──────── RECORDED DATA ────────
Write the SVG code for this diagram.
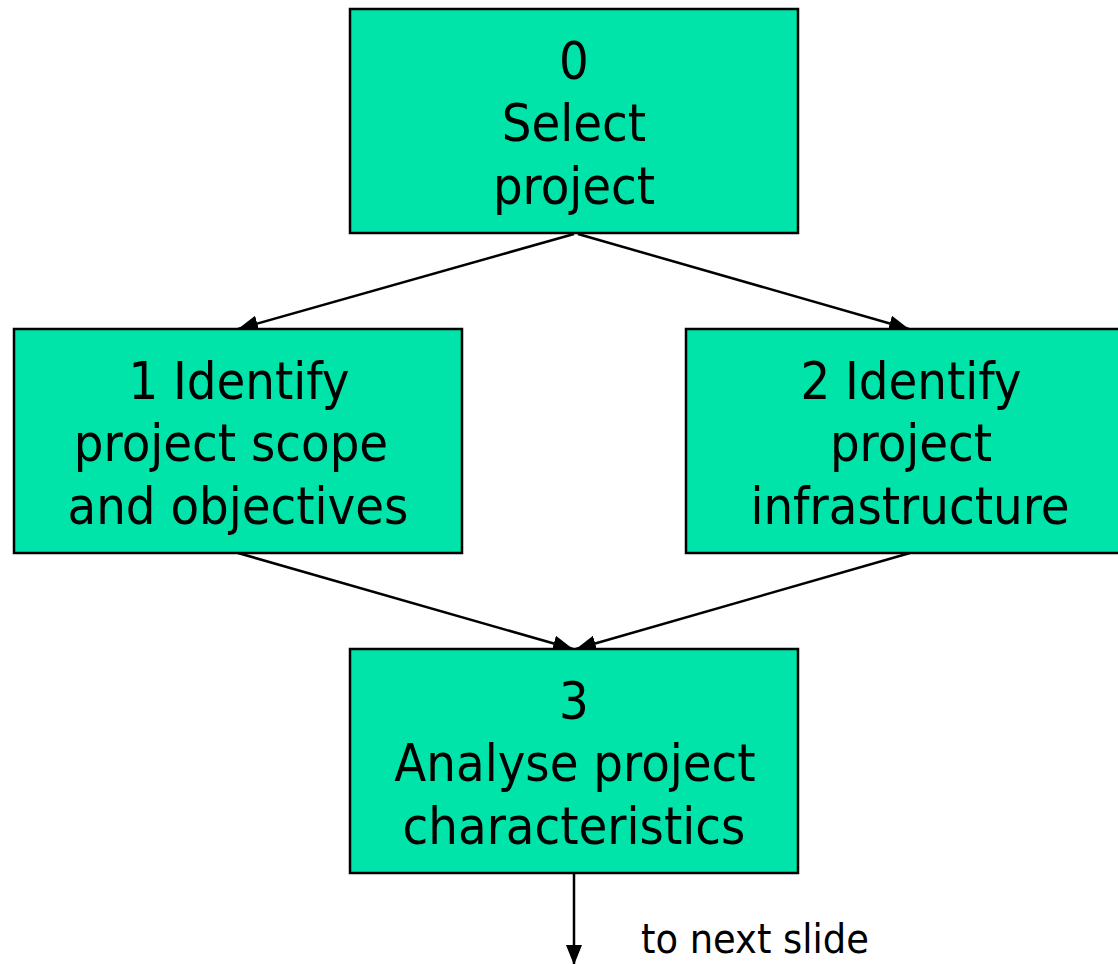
<svg xmlns="http://www.w3.org/2000/svg" width="1118" height="964" viewBox="0 0 1118 964">
<style>
.box{fill:#00E4AA;stroke:#000;stroke-width:2.5}
.t{font-family:"DejaVu Sans Condensed","DejaVu Sans",sans-serif;font-stretch:condensed;font-size:52px;fill:#000;text-anchor:middle}
.lbl{font-family:"DejaVu Sans Condensed","DejaVu Sans",sans-serif;font-stretch:condensed;font-size:41px;fill:#000}
.c{stroke:#000;stroke-width:2.5;fill:none;marker-end:url(#ah)}
</style>
<defs>
<marker id="ah" markerUnits="userSpaceOnUse" markerWidth="22" markerHeight="18" refX="20" refY="8" orient="auto">
<path d="M0,0 L20,8 L0,16 Z" fill="#000"/>
</marker>
</defs>
<rect width="1118" height="964" fill="#fff"/>
<g id="connectors">
<line class="c" x1="574" y1="234" x2="238" y2="329"/>
<line class="c" x1="578" y1="234" x2="909" y2="329"/>
<line class="c" x1="238" y1="553" x2="573" y2="649"/>
<line class="c" x1="910" y1="553" x2="576" y2="649"/>
<line class="c" x1="574" y1="873" x2="574" y2="965"/>
</g>
<g id="node0">
<rect class="box" x="350" y="9" width="448" height="224"/>
<text class="t" x="574" y="79">0</text>
<text class="t" x="574" y="141">Select</text>
<text class="t" x="574" y="204">project</text>
</g>
<g id="node1">
<rect class="box" x="14" y="329" width="448" height="224"/>
<text class="t" x="239" y="399">1 Identify</text>
<text class="t" x="231" y="461">project scope</text>
<text class="t" x="238" y="524">and objectives</text>
</g>
<g id="node2">
<rect class="box" x="686" y="329" width="448" height="224"/>
<text class="t" x="911" y="399">2 Identify</text>
<text class="t" x="911" y="461">project</text>
<text class="t" x="910" y="524">infrastructure</text>
</g>
<g id="node3">
<rect class="box" x="350" y="649" width="448" height="224"/>
<text class="t" x="574" y="719">3</text>
<text class="t" x="575" y="781">Analyse project</text>
<text class="t" x="574" y="844">characteristics</text>
</g>
<g id="label">
<text class="lbl" x="641" y="953">to next slide</text>
</g>
</svg>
────────
* **AIM**
Extract the full listing exactly, with the pictures left out.

* **RESULT OF THE TASK**
Write the SVG code for this diagram.
<svg xmlns="http://www.w3.org/2000/svg" width="1118" height="964" viewBox="0 0 1118 964">
<style>
.box{fill:#00E4AA;stroke:#000;stroke-width:2.5}
.t{font-family:"DejaVu Sans Condensed","DejaVu Sans",sans-serif;font-stretch:condensed;font-size:52px;fill:#000;text-anchor:middle}
.lbl{font-family:"DejaVu Sans Condensed","DejaVu Sans",sans-serif;font-stretch:condensed;font-size:41px;fill:#000}
.c{stroke:#000;stroke-width:2.5;fill:none;marker-end:url(#ah)}
</style>
<defs>
<marker id="ah" markerUnits="userSpaceOnUse" markerWidth="22" markerHeight="18" refX="20" refY="8" orient="auto">
<path d="M0,0 L20,8 L0,16 Z" fill="#000"/>
</marker>
</defs>
<rect width="1118" height="964" fill="#fff"/>
<g id="connectors">
<line class="c" x1="574" y1="234" x2="238" y2="329"/>
<line class="c" x1="578" y1="234" x2="909" y2="329"/>
<line class="c" x1="238" y1="553" x2="573" y2="649"/>
<line class="c" x1="910" y1="553" x2="576" y2="649"/>
<line class="c" x1="574" y1="873" x2="574" y2="965"/>
</g>
<g id="node0">
<rect class="box" x="350" y="9" width="448" height="224"/>
<text class="t" x="574" y="79">0</text>
<text class="t" x="574" y="141">Select</text>
<text class="t" x="574" y="204">project</text>
</g>
<g id="node1">
<rect class="box" x="14" y="329" width="448" height="224"/>
<text class="t" x="239" y="399">1 Identify</text>
<text class="t" x="231" y="461">project scope</text>
<text class="t" x="238" y="524">and objectives</text>
</g>
<g id="node2">
<rect class="box" x="686" y="329" width="448" height="224"/>
<text class="t" x="911" y="399">2 Identify</text>
<text class="t" x="911" y="461">project</text>
<text class="t" x="910" y="524">infrastructure</text>
</g>
<g id="node3">
<rect class="box" x="350" y="649" width="448" height="224"/>
<text class="t" x="574" y="719">3</text>
<text class="t" x="575" y="781">Analyse project</text>
<text class="t" x="574" y="844">characteristics</text>
</g>
<g id="label">
<text class="lbl" x="641" y="953">to next slide</text>
</g>
</svg>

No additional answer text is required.